# Work instructions
Leave out the pictures, and write out exactly the lines from the beginning of the material to the line holding "(0,0) rectangle (2176,1088);", that line included, and nothing else.

# Data segment
● ● ● ● ● ● ●

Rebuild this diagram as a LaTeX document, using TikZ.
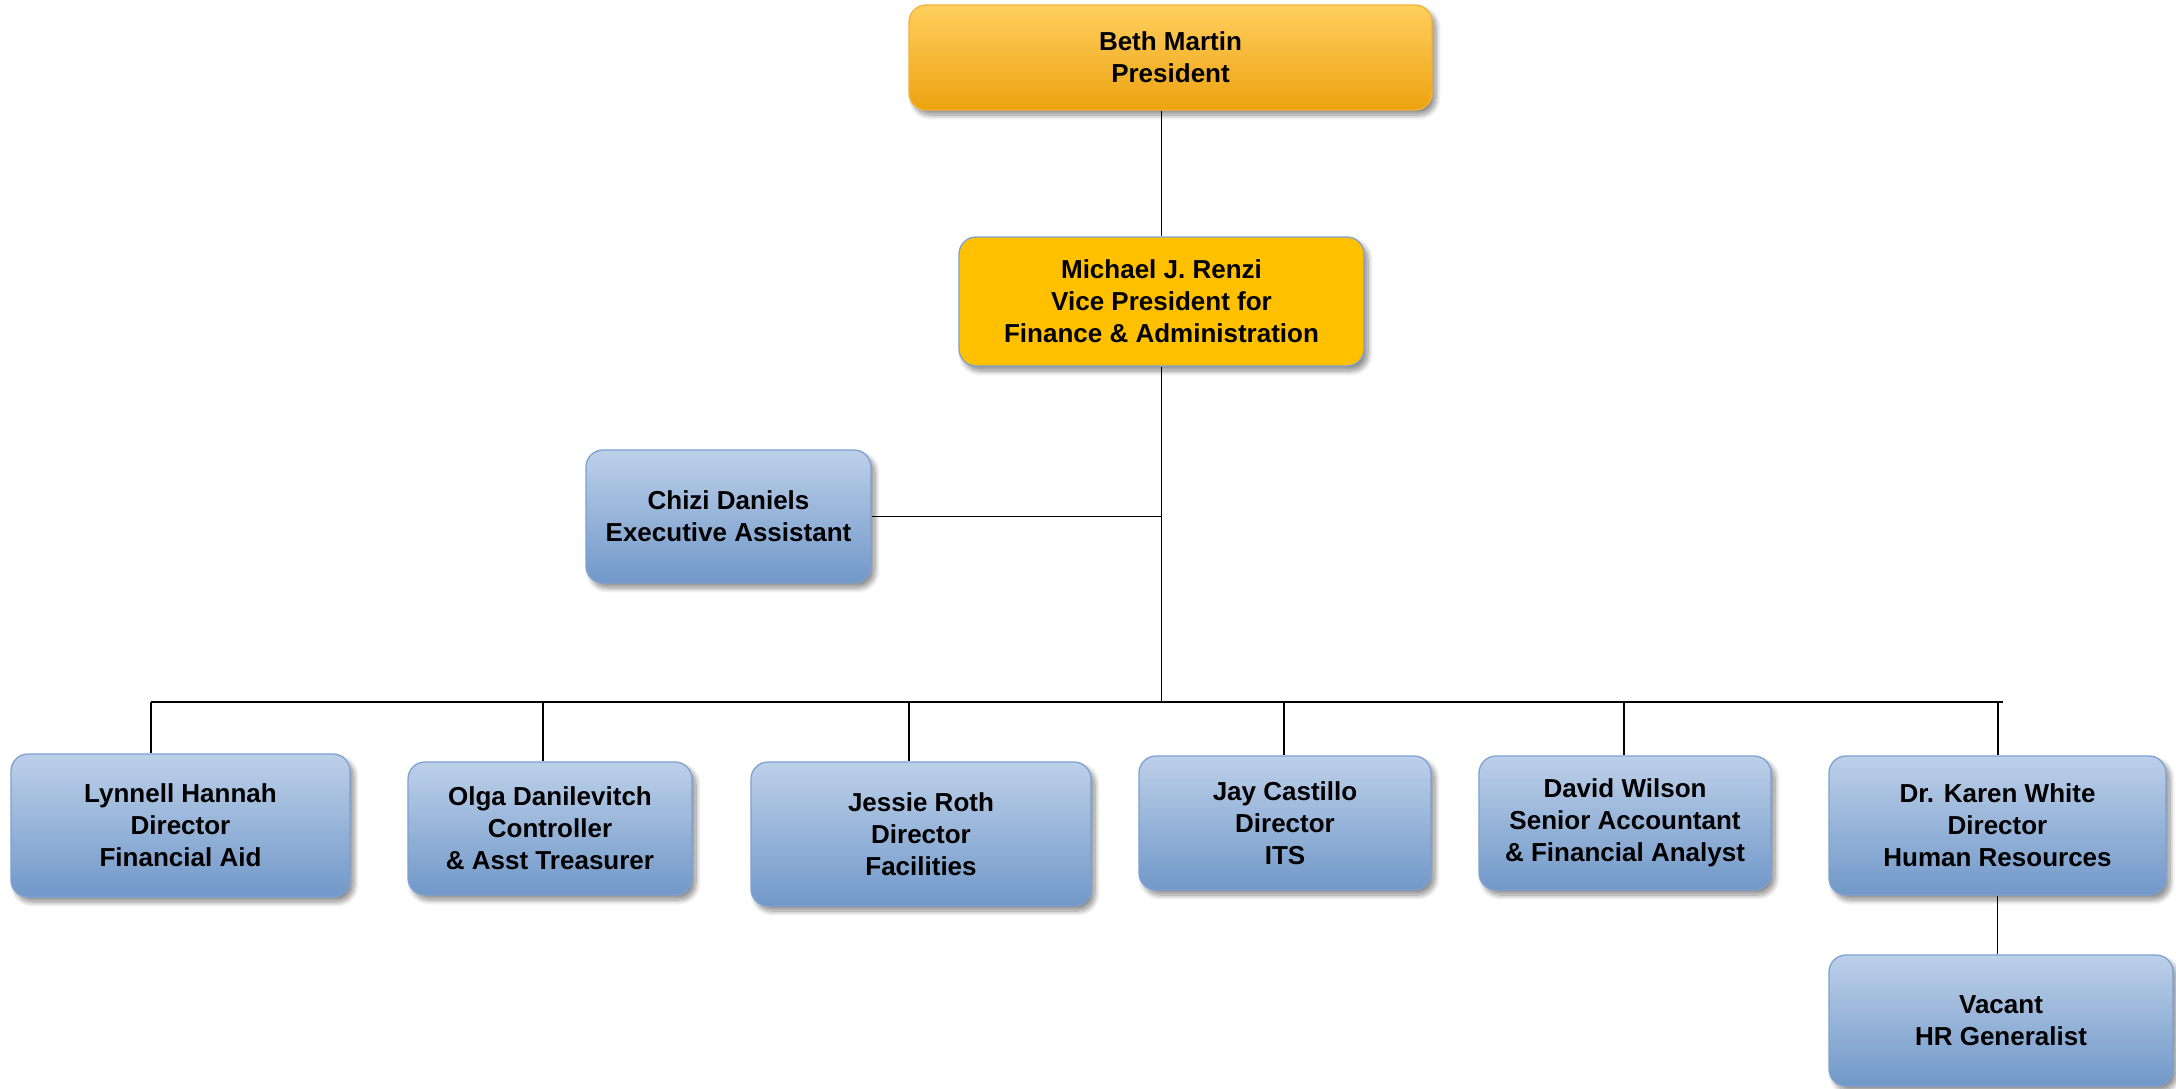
\documentclass[tikz,border=0pt]{standalone}
\usepackage{fontspec}
\setmainfont{Liberation Sans}
\usetikzlibrary{shadows,shadows.blur}
\definecolor{goldtop}{HTML}{FFCF5E}
\definecolor{goldbot}{HTML}{EDA210}
\definecolor{goldline}{HTML}{F2B33A}
\definecolor{vpfill}{HTML}{FFC000}
\definecolor{bluetop}{HTML}{BDD0E9}
\definecolor{bluebot}{HTML}{7198C9}
\definecolor{blueline}{HTML}{7DA1D2}
\begin{document}
\begin{tikzpicture}[x=1pt,y=-1pt,
  orgbox/.style={rounded corners=17pt, align=center, inner sep=0pt,
    font=\bfseries\fontsize{26}{32}\selectfont, line width=1.3pt,
    blur shadow={shadow xshift=4pt, shadow yshift=-5pt, shadow blur radius=5pt, shadow blur steps=10, shadow opacity=45}},
  bluebox/.style={orgbox, draw=blueline, top color=bluetop, bottom color=bluebot},
  goldbox/.style={orgbox, draw=goldline, top color=goldtop, bottom color=goldbot},
  vpbox/.style={orgbox, draw=blueline, fill=vpfill},
  link/.style={line width=1.8pt, black}]
\useasboundingbox (0,0) rectangle (2176,1088);

\node[goldbox, minimum width=523pt, minimum height=105pt] (beth) at (1170.5,57.5) {Beth Martin\\President};
\node[vpbox, minimum width=405pt, minimum height=129pt] (vp) at (1161.5,301.5) {Michael J. Renzi\\Vice President for\\Finance \& Administration};
\node[bluebox, minimum width=285pt, minimum height=133pt] (chizi) at (728.5,516.5) {Chizi Daniels\\Executive Assistant};

\node[bluebox, minimum width=339pt, minimum height=143pt] (lyn) at (180.5,825.5) {Lynnell Hannah\\Director\\Financial Aid};
\node[bluebox, minimum width=284pt, minimum height=133pt] (olga) at (550,828.5) {Olga Danilevitch\\Controller\\\& Asst Treasurer};
\node[bluebox, minimum width=340pt, minimum height=144pt] (jessie) at (921,834) {Jessie Roth\\Director\\Facilities};
\node[bluebox, minimum width=292pt, minimum height=134pt] (jay) at (1285,823) {Jay Castillo\\Director\\ITS};
\node[bluebox, minimum width=292pt, minimum height=134pt] (david) at (1625,823) {David Wilson\\Senior Accountant\\\& Financial Analyst};
\node[bluebox, minimum width=337pt, minimum height=139pt] (karen) at (1997.5,825.5) {Dr. Karen White\\Director\\Human Resources};
\node[bluebox, minimum width=344pt, minimum height=131pt] (vac) at (2001,1020.5) {Vacant\\HR Generalist};

\coordinate (busL) at (151,702);
\coordinate (busR) at (2003,702);
\coordinate (d1) at (151,702);
\coordinate (d2) at (543,702);
\coordinate (d3) at (909,702);
\coordinate (d4) at (1284,702);
\coordinate (d5) at (1624,702);
\coordinate (d6) at (1998,702);

\draw[link] (vp.north |- beth.south) -- (vp.north);
\draw[link] (vp.south) -- (vp.south |- busL);
\draw[link] (chizi.east) -- (chizi.east -| vp.south);
\draw[link] (busL) -- (busR);
\draw[link] (d1) -- (d1 |- lyn.north);
\draw[link] (d2) -- (d2 |- olga.north);
\draw[link] (d3) -- (d3 |- jessie.north);
\draw[link] (d4) -- (d4 |- jay.north);
\draw[link] (d5) -- (d5 |- david.north);
\draw[link] (d6) -- (d6 |- karen.north);
\draw[link] (karen.south) -- (karen.south |- vac.north);
\end{tikzpicture}
\end{document}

● ● ● ● ● ● ●

# Written reply
Rebuild this diagram as a LaTeX document, using TikZ.
\documentclass[tikz,border=0pt]{standalone}
\usepackage{fontspec}
\setmainfont{Liberation Sans}
\usetikzlibrary{shadows,shadows.blur}
\definecolor{goldtop}{HTML}{FFCF5E}
\definecolor{goldbot}{HTML}{EDA210}
\definecolor{goldline}{HTML}{F2B33A}
\definecolor{vpfill}{HTML}{FFC000}
\definecolor{bluetop}{HTML}{BDD0E9}
\definecolor{bluebot}{HTML}{7198C9}
\definecolor{blueline}{HTML}{7DA1D2}
\begin{document}
\begin{tikzpicture}[x=1pt,y=-1pt,
  orgbox/.style={rounded corners=17pt, align=center, inner sep=0pt,
    font=\bfseries\fontsize{26}{32}\selectfont, line width=1.3pt,
    blur shadow={shadow xshift=4pt, shadow yshift=-5pt, shadow blur radius=5pt, shadow blur steps=10, shadow opacity=45}},
  bluebox/.style={orgbox, draw=blueline, top color=bluetop, bottom color=bluebot},
  goldbox/.style={orgbox, draw=goldline, top color=goldtop, bottom color=goldbot},
  vpbox/.style={orgbox, draw=blueline, fill=vpfill},
  link/.style={line width=1.8pt, black}]
\useasboundingbox (0,0) rectangle (2176,1088);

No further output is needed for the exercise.